Posted by mcgrew on Thursday March 16, @01:53PM (#13853)
3 Comments
OS

It's been a while since I'd installed kubuntu and since I bought the Windows 11 notebook, and had forgotten what a pain in the ass any new OS is. But Mint is the least PITA in a long time, far easier than kubuntu was, or even setting everything up on the Windows 11 computer that already had it installed; installation is the easy part, at least after I used the OEM install. Except, have you ever installed Windows? Jesus, but any Linux distro is a breeze in comparison, unless they've changed it since XP.

The first headache was the ultra high definition. I had to bend forward and squint to be able to read the tiny type on the screen. At least the focusing muscles that operate the CrystaLens in my left eye got plenty of exercise. I really need to have one installed in my right eye. But things in this desktop's menu system are extremely easy to find, so I increased the font size to 16 points. Then I installed Audacity.

I wanted to get it so I could record and play from it, but you couldn't read any of the tool items, because most of the text is covered up by the neighboring tool bar and they're unmovable. Oh, well. I'll get back to it, I thought. Lets see if I can open the novel I'm working on.

Libre Office is installed by default, and since there are no images, it will do nicely, although I'll have to see if Open Office is available. I started it (Mint's menu system is more than head and shoulders better then any modern Windows, everything is laid out logically and rationally, while Microsoft appears to want it to be difficult), hit the "file open" button, and had to tell it "other [something]", lots of mouse clicks to get to the network drive, open the drive and it shows the two directories, with the one marked "share" (the drive shipped with those two directories). But when I clicked it, it said it wasn't a directory.

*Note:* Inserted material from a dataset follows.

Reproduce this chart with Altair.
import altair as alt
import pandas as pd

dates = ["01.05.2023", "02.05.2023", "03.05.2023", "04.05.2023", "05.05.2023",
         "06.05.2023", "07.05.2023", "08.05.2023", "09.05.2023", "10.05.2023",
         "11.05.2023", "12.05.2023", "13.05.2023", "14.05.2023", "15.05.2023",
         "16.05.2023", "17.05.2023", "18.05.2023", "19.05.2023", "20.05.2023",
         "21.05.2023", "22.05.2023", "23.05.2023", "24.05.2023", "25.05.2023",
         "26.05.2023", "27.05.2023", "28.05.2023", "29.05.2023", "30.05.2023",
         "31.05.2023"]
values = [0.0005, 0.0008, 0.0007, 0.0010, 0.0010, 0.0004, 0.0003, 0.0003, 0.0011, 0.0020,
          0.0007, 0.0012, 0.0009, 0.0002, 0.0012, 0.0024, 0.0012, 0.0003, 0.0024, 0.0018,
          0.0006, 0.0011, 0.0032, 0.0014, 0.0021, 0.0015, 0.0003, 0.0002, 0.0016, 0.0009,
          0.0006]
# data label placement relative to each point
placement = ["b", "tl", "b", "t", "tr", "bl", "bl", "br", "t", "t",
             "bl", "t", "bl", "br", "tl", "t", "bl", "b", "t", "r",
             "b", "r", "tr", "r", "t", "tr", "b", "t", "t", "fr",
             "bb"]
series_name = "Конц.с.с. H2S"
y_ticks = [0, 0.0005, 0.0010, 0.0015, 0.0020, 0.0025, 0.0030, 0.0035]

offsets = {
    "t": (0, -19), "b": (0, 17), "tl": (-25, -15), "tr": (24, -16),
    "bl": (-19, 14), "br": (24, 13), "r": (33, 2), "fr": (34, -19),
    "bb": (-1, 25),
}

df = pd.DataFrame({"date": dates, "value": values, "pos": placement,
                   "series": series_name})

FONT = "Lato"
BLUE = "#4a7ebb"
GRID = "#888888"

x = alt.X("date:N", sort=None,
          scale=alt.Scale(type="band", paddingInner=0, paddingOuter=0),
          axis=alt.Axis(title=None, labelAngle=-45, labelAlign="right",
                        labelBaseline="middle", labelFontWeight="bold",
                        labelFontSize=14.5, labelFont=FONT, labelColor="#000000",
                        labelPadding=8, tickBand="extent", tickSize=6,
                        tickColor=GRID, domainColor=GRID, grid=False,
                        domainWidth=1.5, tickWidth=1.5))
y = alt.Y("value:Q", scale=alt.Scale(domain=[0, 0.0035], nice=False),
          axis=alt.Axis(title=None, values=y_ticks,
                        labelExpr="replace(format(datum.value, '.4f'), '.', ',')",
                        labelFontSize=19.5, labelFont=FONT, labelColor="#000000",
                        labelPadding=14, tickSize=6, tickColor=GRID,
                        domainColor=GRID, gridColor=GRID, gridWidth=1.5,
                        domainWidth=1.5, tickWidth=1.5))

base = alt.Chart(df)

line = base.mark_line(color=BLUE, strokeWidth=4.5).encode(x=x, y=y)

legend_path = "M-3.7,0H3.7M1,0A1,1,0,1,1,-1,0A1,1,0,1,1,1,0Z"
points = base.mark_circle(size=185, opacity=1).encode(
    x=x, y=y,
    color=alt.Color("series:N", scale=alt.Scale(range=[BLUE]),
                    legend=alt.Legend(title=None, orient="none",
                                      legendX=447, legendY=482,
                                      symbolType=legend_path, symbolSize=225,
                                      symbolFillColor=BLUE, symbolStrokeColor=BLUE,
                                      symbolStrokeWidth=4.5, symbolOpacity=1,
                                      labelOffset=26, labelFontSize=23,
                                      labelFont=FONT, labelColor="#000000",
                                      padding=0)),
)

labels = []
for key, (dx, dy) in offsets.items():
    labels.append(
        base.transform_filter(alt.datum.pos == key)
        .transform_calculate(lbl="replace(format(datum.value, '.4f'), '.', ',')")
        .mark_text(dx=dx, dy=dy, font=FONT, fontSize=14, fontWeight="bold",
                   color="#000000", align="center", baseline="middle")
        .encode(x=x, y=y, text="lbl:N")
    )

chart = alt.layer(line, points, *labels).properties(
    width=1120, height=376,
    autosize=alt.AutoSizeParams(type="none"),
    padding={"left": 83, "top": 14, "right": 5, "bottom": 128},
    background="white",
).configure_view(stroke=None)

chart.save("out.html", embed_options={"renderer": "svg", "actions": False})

Damn. Will I have to copy the files to the local drive? No, going into Mint's file manager and clicking the file opened it in Libre Office. Rather than its native Gentium Book Basic that I use for the body text of all my books, some huge sans serif font came up, so I'll have to install some fonts. Or just keep writing on the Windows computer, it's a lot easier to open the files there.

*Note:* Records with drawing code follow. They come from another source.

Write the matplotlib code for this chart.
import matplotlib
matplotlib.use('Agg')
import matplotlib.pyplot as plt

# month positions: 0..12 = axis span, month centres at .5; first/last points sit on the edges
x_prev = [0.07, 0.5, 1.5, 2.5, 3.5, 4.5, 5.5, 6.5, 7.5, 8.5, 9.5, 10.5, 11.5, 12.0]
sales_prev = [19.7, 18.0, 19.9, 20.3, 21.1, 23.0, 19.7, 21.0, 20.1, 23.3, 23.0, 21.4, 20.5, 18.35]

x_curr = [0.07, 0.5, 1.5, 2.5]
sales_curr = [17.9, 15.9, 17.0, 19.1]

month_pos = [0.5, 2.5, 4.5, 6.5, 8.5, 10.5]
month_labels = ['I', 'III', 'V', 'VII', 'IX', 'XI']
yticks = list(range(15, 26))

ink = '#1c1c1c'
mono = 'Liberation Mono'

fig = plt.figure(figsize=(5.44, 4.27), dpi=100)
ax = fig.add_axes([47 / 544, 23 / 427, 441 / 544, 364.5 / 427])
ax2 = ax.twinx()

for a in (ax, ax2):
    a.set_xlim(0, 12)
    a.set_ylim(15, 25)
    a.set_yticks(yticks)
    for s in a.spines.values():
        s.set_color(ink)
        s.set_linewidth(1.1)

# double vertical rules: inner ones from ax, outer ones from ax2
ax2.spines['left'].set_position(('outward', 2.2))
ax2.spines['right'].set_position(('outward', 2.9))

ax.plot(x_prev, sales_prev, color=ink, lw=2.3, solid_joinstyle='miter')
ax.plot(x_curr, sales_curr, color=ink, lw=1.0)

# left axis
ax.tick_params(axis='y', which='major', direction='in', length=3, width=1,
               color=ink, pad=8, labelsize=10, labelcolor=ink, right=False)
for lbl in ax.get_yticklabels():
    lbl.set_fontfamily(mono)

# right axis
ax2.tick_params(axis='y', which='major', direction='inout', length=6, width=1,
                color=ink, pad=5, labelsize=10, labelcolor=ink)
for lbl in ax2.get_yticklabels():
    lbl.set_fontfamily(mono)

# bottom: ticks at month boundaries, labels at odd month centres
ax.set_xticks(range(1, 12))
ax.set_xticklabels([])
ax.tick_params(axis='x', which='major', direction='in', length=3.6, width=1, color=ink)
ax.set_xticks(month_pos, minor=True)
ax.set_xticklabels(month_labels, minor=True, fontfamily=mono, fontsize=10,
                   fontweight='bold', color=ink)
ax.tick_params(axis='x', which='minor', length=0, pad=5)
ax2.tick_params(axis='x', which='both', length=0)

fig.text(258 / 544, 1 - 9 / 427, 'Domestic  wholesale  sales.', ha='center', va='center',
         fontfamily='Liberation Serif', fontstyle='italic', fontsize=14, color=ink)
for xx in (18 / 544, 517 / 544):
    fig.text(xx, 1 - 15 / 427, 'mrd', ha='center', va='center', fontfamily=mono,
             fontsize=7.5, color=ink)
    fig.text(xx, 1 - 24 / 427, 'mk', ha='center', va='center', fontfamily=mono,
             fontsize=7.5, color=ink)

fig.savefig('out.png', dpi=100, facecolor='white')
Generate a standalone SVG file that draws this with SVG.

Still better than kubuntu. I couldn't access the network at all with it. But if I'm in Mint, at least I won't have to change computers to open a document.

Back to Audacity, I went looking for changing screen resolution, found it, and set it to DVD resolution. Then I had to go back and reduce the font size. Fonts aren't all I'll have to do to it, of course. I got the sound set up so it will play in audacity, and where in its administration to change it from HDMI to Line Out and back, but still need to set up and test its recording. If I don't have it done by Friday it will be on the Kubuntu side this weekend, because KSHE will probably have their monthly "no repeat weekend" where I usually get a lot of new songs.

Lots more to do. A new OS is always a pain in the ass. Remember your first smartphone?